The primary problem with this theory is that it does not work. Veteran teachers know this. Try factoring out an algebra problem without knowing your times tables by the dread ROTE that Common Core proponents despise. What typically frustrates advanced math teachers is the lack of fact memorization.
Classically and traditionally, younger years were spent in rote memorization because that is the concrete learning phase of childhood in which young children excel at just tucking away bits of information in their heads. The alphabet song, tunes on the radio, languages, etc. are most easily picked up during this stage. When the child reached the middle years, they began putting those facts to greater use, applying logic and making synergistic connections. The high school years would be spent in mastery of subjects and learning to argue a point using all the facts and logic applied theretofore.
It appears that what modern education would like to do is completely skip the young “grammar” stage of learning, skip the memorization of any facts, and head straight to the logical thought period. If we lived in the Matrix and could have programs instantly loaded into our brains, that might work great (given our brains were born at the abstract level of maturity, which they are not). Since we live in the real world…sadly, this is not an effective methodology.
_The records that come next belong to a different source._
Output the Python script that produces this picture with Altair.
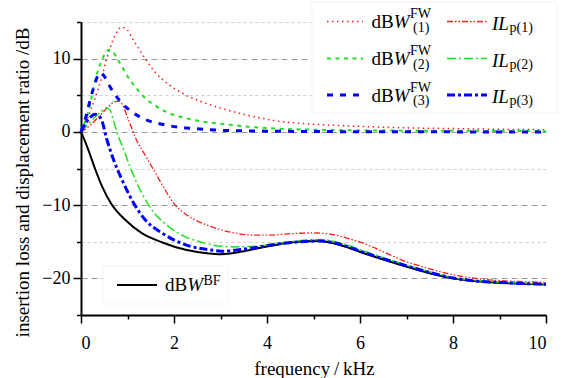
import altair as alt
import pandas as pd

SERIF = "Liberation Serif"

# ---- data ----
BF_f = [0, 0.1, 0.2, 0.3, 0.45, 0.65, 0.95, 1.3, 1.75, 2.25, 2.75, 3.0, 3.5, 4.0, 4.5, 5.1, 5.6, 6.1, 6.9, 7.5, 8.0, 8.5, 9.0, 9.5, 10]
BF_v = [0, -1.5, -3.2, -5.0, -7.4, -9.8, -12.0, -13.8, -15.1, -16.1, -16.6, -16.7, -16.3, -15.65, -15.1, -14.9, -15.5, -16.6, -18.2, -19.3, -20.0, -20.4, -20.6, -20.75, -20.85]

FW1_f = [0, 0.15, 0.3, 0.45, 0.55, 0.65, 0.75, 0.87, 1.0, 1.1, 1.2, 1.38, 1.6, 1.88, 2.17, 2.6, 3.03, 3.5, 4.2, 5, 6, 7, 8, 9, 10]
FW1_v = [0, 2.0, 4.6, 7.5, 9.9, 11.9, 13.4, 14.3, 13.9, 12.8, 11.8, 10.0, 8.1, 6.5, 5.3, 4.1, 3.2, 2.4, 1.5, 1.05, 0.75, 0.55, 0.45, 0.35, 0.3]

FW2_f = [0, 0.16, 0.3, 0.37, 0.45, 0.53, 0.61, 0.7, 0.77, 0.9, 1.02, 1.2, 1.38, 1.6, 1.81, 2.24, 2.67, 3.03, 3.6, 4.2, 5, 6, 8, 10]
FW2_v = [0, 2.8, 6.9, 8.5, 9.8, 10.8, 11.2, 10.8, 10.1, 8.7, 7.4, 5.9, 4.6, 3.6, 2.8, 1.9, 1.36, 1.1, 0.7, 0.45, 0.3, 0.2, 0.15, 0.1]

FW3_f = [0, 0.12, 0.19, 0.28, 0.35, 0.42, 0.5, 0.62, 0.84, 1.15, 1.46, 1.77, 2.1, 2.42, 2.74, 3.05, 4, 5, 6, 8, 10]
FW3_v = [0, 2.4, 4.2, 6.2, 7.5, 8.1, 7.6, 6.2, 4.2, 2.5, 1.5, 1.0, 0.63, 0.45, 0.3, 0.2, 0.1, 0.05, 0.02, 0, 0]

IL1_f = [0, 0.2, 0.4, 0.6, 0.72, 0.82, 0.9, 1.0, 1.2, 1.4, 1.6, 1.8, 2.0, 2.2, 2.45, 2.88, 3.3, 3.75, 4.0, 4.5, 4.95, 5.3, 5.72, 6.15, 6.65, 6.9, 7.5, 8.0, 8.5, 9.0, 9.5, 10]
IL1_v = [0, 0.9, 2.2, 3.5, 4.1, 4.2, 3.6, 2.0, -1.2, -3.4, -5.6, -7.8, -9.8, -11.0, -12.0, -13.1, -13.8, -14.1, -14.1, -13.9, -13.8, -13.9, -14.5, -15.4, -16.8, -17.5, -18.7, -19.5, -20.0, -20.3, -20.45, -20.55]

IL2_f = [0, 0.15, 0.3, 0.45, 0.55, 0.62, 0.7, 0.8, 0.88, 1.05, 1.27, 1.52, 1.88, 2.31, 2.56, 2.88, 3.3, 3.75, 4.36, 5.15, 5.6, 6.1, 6.9, 7.5, 8, 8.5, 9, 9.5, 10]
IL2_v = [0, 1.0, 2.0, 2.9, 3.3, 3.0, 1.5, -0.6, -1.8, -4.7, -7.9, -10.6, -12.9, -14.5, -15.0, -15.5, -15.7, -15.6, -15.1, -14.7, -15.2, -16.3, -18.0, -19.1, -19.9, -20.3, -20.5, -20.65, -20.75]

IL3_f = [0, 0.1, 0.2, 0.3, 0.38, 0.45, 0.55, 0.7, 0.88, 1.13, 1.38, 1.74, 2.24, 2.88, 3.0, 3.64, 4.36, 5.15, 5.6, 6.1, 6.9, 7.5, 8, 8.5, 9, 9.5, 10]
IL3_v = [0, 1.2, 2.0, 2.4, 2.2, 1.5, -0.9, -3.8, -6.5, -9.7, -12.0, -13.8, -15.4, -16.2, -16.3, -15.9, -15.2, -14.9, -15.4, -16.5, -18.1, -19.2, -19.95, -20.35, -20.55, -20.7, -20.8]

series = {
    "BF": (BF_f, BF_v),
    "FW1": (FW1_f, FW1_v),
    "FW2": (FW2_f, FW2_v),
    "FW3": (FW3_f, FW3_v),
    "IL1": (IL1_f, IL1_v),
    "IL2": (IL2_f, IL2_v),
    "IL3": (IL3_f, IL3_v),
}
rows = []
for name, (fs, vs) in series.items():
    for i, (f, v) in enumerate(zip(fs, vs)):
        rows.append({"s": name, "f": f, "v": v, "o": i})
df = pd.DataFrame(rows)

RED, GREEN, BLUE = "#ff1a1a", "#1ee01e", "#0000ff"
styles = {
    "BF": dict(color="black", strokeWidth=2),
    "IL1": dict(color=RED, strokeWidth=1.3, strokeDash=[6, 2, 1.5, 2, 1.5, 2]),
    "IL2": dict(color=GREEN, strokeWidth=1.5, strokeDash=[9, 3, 2, 3]),
    "FW1": dict(color=RED, strokeWidth=1.5, strokeDash=[1.5, 3.5]),
    "FW2": dict(color=GREEN, strokeWidth=2, strokeDash=[4, 4.5]),
    "FW3": dict(color=BLUE, strokeWidth=3, strokeDash=[6, 7]),
    "IL3": dict(color=BLUE, strokeWidth=3, strokeDash=[8, 3, 3, 3]),
}

W, H = 465, 293

xaxis = alt.Axis(
    values=list(range(0, 11)),
    labelExpr="datum.value % 2 == 0 ? datum.label : ''",
    title="frequency\u2009/\u2009kHz",
    grid=False,
    tickSize=8,
    tickDash={"condition": {"test": "datum.value % 2 != 0", "value": [4, 20]}, "value": [10, 0]},
    labelPadding=11,
    titleX=233, titleY=59, titleBaseline="alphabetic", titleAlign="center",
)
yaxis = alt.Axis(
    values=[-25, -20, -15, -10, -5, 0, 5, 10, 15],
    labelExpr="datum.value % 10 == 0 ? datum.label : ''",
    title="insertion loss and displacement ratio /dB",
    grid=True,
    gridColor={"condition": {"test": "datum.value % 10 == 0", "value": "#9a9a9a"}, "value": "#d0d0d0"},
    gridDash={"condition": {"test": "datum.value % 10 == 0", "value": [6, 4]}, "value": [3, 3]},
    tickSize=8,
    tickDash={"condition": {"test": "datum.value % 10 != 0", "value": [4.5, 20]}, "value": [10, 0]},
    labelPadding=3,
    titleAngle=270, titleX=-53, titleY=160, titleBaseline="alphabetic", titleAlign="center",
)
xs = alt.Scale(domain=[0, 10], nice=False)
ys = alt.Scale(domain=[-25, 15], nice=False)


def curve(name):
    return alt.Chart(df).transform_filter(alt.datum.s == name).mark_line(
        interpolate="monotone", **styles[name]
    ).encode(
        x=alt.X("f:Q", scale=xs, axis=xaxis),
        y=alt.Y("v:Q", scale=ys, axis=yaxis),
        order="o:Q",
    )


ONE = alt.Data(values=[{}])


def box(x1, x2, y1, y2):
    return alt.Chart(ONE).mark_rect(fill="white", stroke="#f3f3f3", strokeWidth=1).encode(
        x=alt.value(x1), x2=alt.value(x2), y=alt.value(y1), y2=alt.value(y2))


def sample(name, x1, x2, y):
    st = dict(styles[name])
    return alt.Chart(ONE).mark_rule(**st).encode(x=alt.value(x1), x2=alt.value(x2), y=alt.value(y))


def txt(x, y, s, size=19, italic=False):
    return alt.Chart(ONE).mark_text(
        text=s, font=SERIF, fontSize=size, fontStyle="italic" if italic else "normal",
        align="left", baseline="alphabetic", color="black",
    ).encode(x=alt.value(x), y=alt.value(y))


layers = [box(231, 476, -20, 91), box(22, 147, 244, 282)]
for name in ["BF", "FW1", "FW2", "IL1", "IL2", "FW3", "IL3"]:
    layers.append(curve(name))

row_y = [-0.5, 36.5, 73]
for i, ly in enumerate(row_y):
    k = i + 1
    layers.append(sample(f"FW{k}", 246, 282, ly))
    layers.append(txt(290.5, ly + 6.5, "dB"))
    layers.append(txt(312.7, ly + 6.5, "W", italic=True))
    layers.append(txt(329, ly - 3.5, "FW", size=14))
    layers.append(txt(332, ly + 10, f"({k})", size=14))
    layers.append(sample(f"IL{k}", 366, 406, ly))
    layers.append(txt(411, ly + 8, "IL", italic=True))
    layers.append(txt(428.5, ly + 10, f"p({k})", size=14))

layers.append(sample("BF", 36, 76, 263))
layers.append(txt(84, 268.7, "dB"))
layers.append(txt(106.2, 268.7, "W", italic=True))
layers.append(txt(122.5, 262.5, "BF", size=14))

chart = alt.layer(*layers).properties(
    width=W, height=H,
    autosize=alt.AutoSizeParams(type="none"),
    padding={"left": 81, "top": 22, "right": 16, "bottom": 63},
    background="white",
).configure_view(stroke="transparent").configure_axis(
    labelFont=SERIF, labelFontSize=18, labelColor="black",
    titleFont=SERIF, titleFontSize=19, titleFontWeight="normal", titleColor="black",
    domainColor="black", domainWidth=2, tickColor="black", tickWidth=1.5,
)

chart.save("out.html", embed_options={"renderer": "svg", "actions": False})
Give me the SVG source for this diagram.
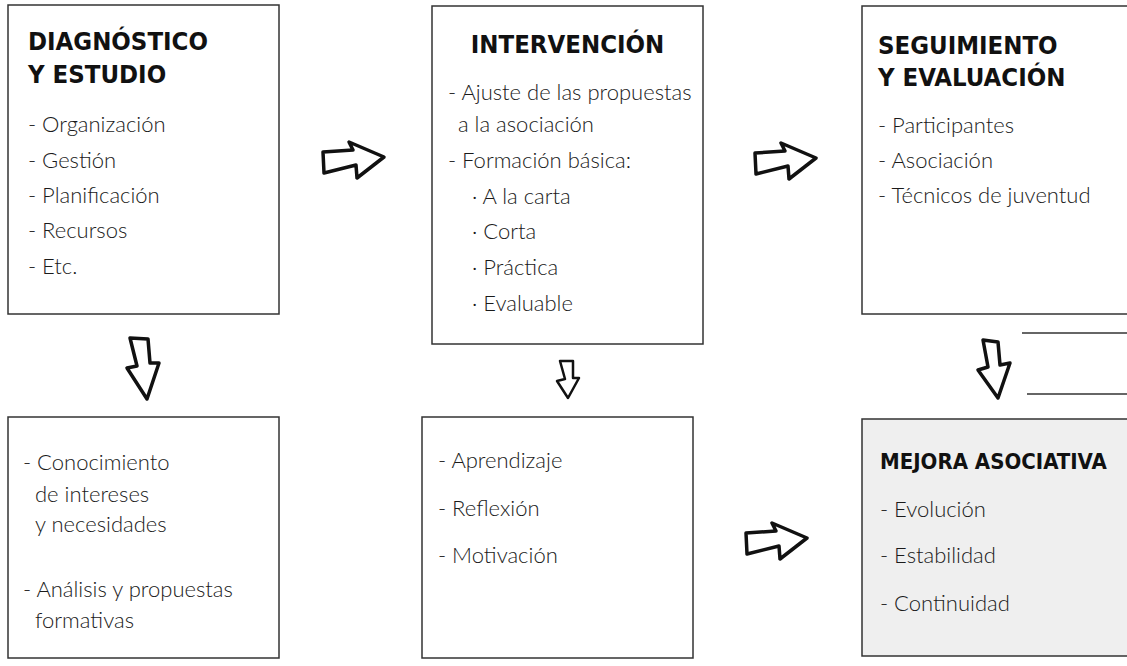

Many modern educrats like to say that we traditionalists are against “thinking skills” or “critical thinking.” Absolutely false. We are for the proper ordering of such skills in the progression of educational life. We know that it actually CONFUSES children to flip-flop things around and DAMAGES their ability to have critical thinking. After all, what will they be thinking ABOUT if their heads are not full of facts but merely their own opinions and constructions?”